Pratiquant le théâtre, je peux vous assurer que ces voix sont constamment corrigées. Apparemment, pas au cinéma. En tout cas, pas chez Eric Rohmer ou Robert Bresson. Pour ce dernier, c’est voulu.
A noter que Louis Malle a été à bonne école puisqu’il a travaillé pour Bresson…
Pourtant, il y a pléthore de non-professionnels qui, grâce à leur prédisposition ou à la direction d’acteurs, évoluent remarquablement dans les scènes qui leur sont attribuées.
Bref, Pierre Blaise qui prête ses traits à Lacombe Lucien de Louis Malle ne s’en sort pas trop mal. Et d’autant plus que son rôle s’y prête un peu dans la mesure où il interprète un gars simple. A travers ses regards un peu lents qui suivent soit une personne, un objet ou traduire une pensée on pourrait percevoir les recommandations de son metteur en scène.
Il faut savoir que Pierre Blaise n’était pas si enthousiaste de faire du cinéma et selon les racontars, Louis Malle se serait souvent irrité du comportement de l’acteur débutant ; celui-ci se forçait à jouer.

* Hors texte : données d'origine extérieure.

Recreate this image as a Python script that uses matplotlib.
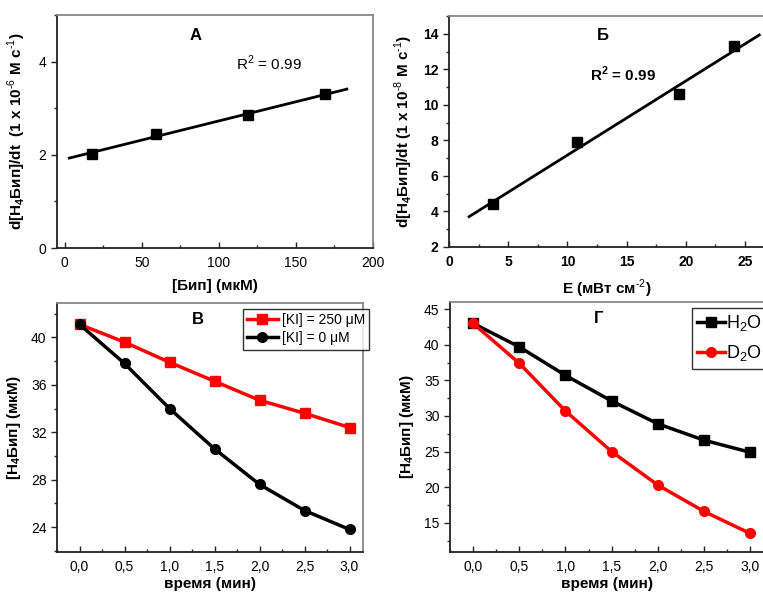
import numpy as np
import matplotlib
matplotlib.use("Agg")
import matplotlib.pyplot as plt
from matplotlib.ticker import MultipleLocator, AutoMinorLocator

plt.rcParams['font.family'] = ['Liberation Sans', 'DejaVu Sans']
plt.rcParams['mathtext.fontset'] = 'custom'
plt.rcParams['mathtext.rm'] = 'Liberation Sans'
plt.rcParams['mathtext.bf'] = 'Liberation Sans:bold'

# ---- Data ----
# Panel A
biP_conc = [18, 59, 119, 169]
rate_A = [2.02, 2.45, 2.85, 3.30]
fit_range_A = [3, 183]
# Panel Б
irradiance = [3.7, 10.8, 19.4, 24.1]
rate_B = [4.4, 7.9, 10.6, 13.3]
fit_range_B = [1.7, 26.2]
# Panel В
time_min = [0.0, 0.5, 1.0, 1.5, 2.0, 2.5, 3.0]
ki_250 = [41.1, 39.6, 37.9, 36.3, 34.7, 33.6, 32.4]
ki_0 = [41.1, 37.8, 34.0, 30.6, 27.6, 25.4, 23.8]
# Panel Г
h2o = [43.0, 39.7, 35.7, 32.1, 28.9, 26.6, 24.9]
d2o = [43.0, 37.4, 30.7, 25.0, 20.3, 16.6, 13.5]
time_ticks = ['0,0', '0,5', '1,0', '1,5', '2,0', '2,5', '3,0']

W, H = 763, 596
fig = plt.figure(figsize=(W / 100, H / 100), dpi=100)

def ax_px(l, r, t, b):
    return fig.add_axes([l / W, (H - b) / H, (r - l) / W, (b - t) / H])

axA = ax_px(57, 373, 15, 248)
axB = ax_px(449, 764, 16, 247)
axC = ax_px(57, 363, 303, 552)
axD = ax_px(450, 764, 302, 552)

def style(ax):
    for s in ['left', 'bottom']:
        ax.spines[s].set_color('#222222')
        ax.spines[s].set_linewidth(1.3)
    for s in ['top', 'right']:
        ax.spines[s].set_color('#888888')
        ax.spines[s].set_linewidth(1.3)
    ax.tick_params(axis='y', which='both', direction='out', labelsize=10, color='#222222')
    ax.tick_params(axis='x', which='both', direction='in', labelsize=10, color='#222222', pad=6)
    ax.tick_params(which='major', length=4, width=1)
    ax.tick_params(which='minor', length=2.5, width=1)
    ax.xaxis.set_minor_locator(AutoMinorLocator(2))
    ax.yaxis.set_minor_locator(AutoMinorLocator(2))

lab_kw = dict(fontsize=11, fontweight='bold')

# Panel A
style(axA)
pA = np.polyfit(biP_conc, rate_A, 1)
xA = np.array(fit_range_A)
axA.plot(xA, np.polyval(pA, xA), color='black', lw=2)
axA.plot(biP_conc, rate_A, 's', color='black', ms=7)
axA.set_xlim(-5, 200)
axA.set_ylim(0, 5)
axA.xaxis.set_major_locator(MultipleLocator(50))
axA.yaxis.set_major_locator(MultipleLocator(2))
axA.set_xlabel('[Бип] (мкМ)', labelpad=6, **lab_kw)
axA.set_ylabel(r'd[H$_\mathbf{4}$Бип]/dt  (1 x 10$^{\text{-6}}$ M c$^{\text{-1}}$)', labelpad=8, **lab_kw)
axA.text(85, 4.57, 'А', fontsize=12, fontweight='bold', ha='center', va='center')
axA.text(111, 3.96, r'R$^2$ = 0.99', fontsize=11, ha='left', va='center')

# Panel Б
style(axB)
pB = np.polyfit(irradiance, rate_B, 1)
xB = np.array(fit_range_B)
axB.plot(xB, np.polyval(pB, xB), color='black', lw=2)
axB.plot(irradiance, rate_B, 's', color='black', ms=7)
axB.set_xlim(0, 26.6)
axB.set_ylim(2, 15)
axB.xaxis.set_major_locator(MultipleLocator(5))
axB.yaxis.set_major_locator(MultipleLocator(2))
for t in axB.get_xticklabels() + axB.get_yticklabels():
    t.set_fontweight('bold')
axB.set_xlabel(r'E (мВт см$^{\text{-2}}$)', labelpad=6, **lab_kw)
axB.set_ylabel(r'd[H$_\mathbf{4}$Бип]/dt (1 x 10$^{\text{-8}}$ M c$^{\text{-1}}$)', labelpad=6, **lab_kw)
axB.text(13.0, 13.9, 'Б', fontsize=12, fontweight='bold', ha='center', va='center')
axB.text(11.9, 11.7, r'R$^\mathbf{2}$ = 0.99', fontsize=11, fontweight='bold', ha='left', va='center')

# Panel В
style(axC)
axC.plot(time_min, ki_250, '-s', color='red', lw=2.5, ms=7, label='[KI] = 250 μM')
axC.plot(time_min, ki_0, '-o', color='black', lw=2.5, ms=7, label='[KI] = 0 μM')
axC.set_xlim(-0.25, 3.15)
axC.set_ylim(21.9, 42.9)
axC.set_xticks(time_min)
axC.set_xticklabels(time_ticks)
axC.yaxis.set_major_locator(MultipleLocator(4))
axC.set_xlabel('время (мин)', labelpad=2, **lab_kw)
axC.set_ylabel(r'[H$_\mathbf{4}$Бип] (мкМ)', labelpad=6, **lab_kw)
axC.text(1.32, 41.5, 'В', fontsize=12, fontweight='bold', ha='center', va='center')
legC = axC.legend(loc='upper left', bbox_to_anchor=((243 - 57) / 306, 1 - (309 - 303) / 249),
                  fontsize=10, frameon=True, fancybox=False, edgecolor='black',
                  borderpad=0.3, handlelength=2.2, handletextpad=0.3, labelspacing=0.3,
                  borderaxespad=0)
legC.get_frame().set_linewidth(1)

# Panel Г
style(axD)
axD.plot(time_min, h2o, '-s', color='black', lw=2.5, ms=7, label=r'H$_2$O')
axD.plot(time_min, d2o, '-o', color='red', lw=2.5, ms=7, label=r'D$_2$O')
axD.set_xlim(-0.25, 3.15)
axD.set_ylim(10.9, 46)
axD.set_xticks(time_min)
axD.set_xticklabels(time_ticks)
axD.yaxis.set_major_locator(MultipleLocator(5))
axD.set_xlabel('время (мин)', labelpad=2, **lab_kw)
axD.set_ylabel(r'[H$_\mathbf{4}$Бип] (мкМ)', labelpad=6, **lab_kw)
axD.text(1.36, 43.7, 'Г', fontsize=12, fontweight='bold', ha='center', va='center')
legD = axD.legend(loc='upper left', bbox_to_anchor=((692 - 450) / 314, 1 - (308 - 302) / 250),
                  fontsize=13, frameon=True, fancybox=False, edgecolor='black',
                  borderpad=0.3, handlelength=1.5, handletextpad=0.1, labelspacing=0.55,
                  borderaxespad=0)
legD._legend_box.align = 'left'
legD.get_frame().set_linewidth(1)
# tighten the left padding so the handle starts near the frame edge
legD._legend_handle_box.sep = 0

fig.savefig('out.png', dpi=100)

Il en est de même avec Aurore Clément pour laquelle j’ai toujours eu du mal avec sa façon de déclamer un texte. Elle n’est pas la seule, je peux citer Jean-Pierre Léaud que je n’ai jamais supporté ou Bernadette Lafont qui s’est améliorée au fil de ses expériences. Aurore Clément effectuait son tout premier film et là aussi elle s’en sort bien, voire très bien.
« Lacombe Lucien » est un film qui a fait scandale et cela se comprend. Il fallait oser parler de la collaboration. Il fallait oser endosser le rôle de Lacombe Lucien. Quoique Pierre Blaise peu ravi de faire du cinéma, paysan de 17 ans, avait la naïveté de son personnage et ne mesurait sans doute pas ce qu’il jouait.
Lacombe Lucien est certainement le porte-drapeau de beaucoup de jeunes comme lui qui se sont engagés dans la collaboration synonyme d’un statut social qu’ils pensaient respectable. Il n’y a aucune idéologie, aucun engagement politique dans leur démarche. Evidemment, je suis persuadé qu’ils comprenaient assez vite ce qu’ils vivaient à travers leurs viles actions.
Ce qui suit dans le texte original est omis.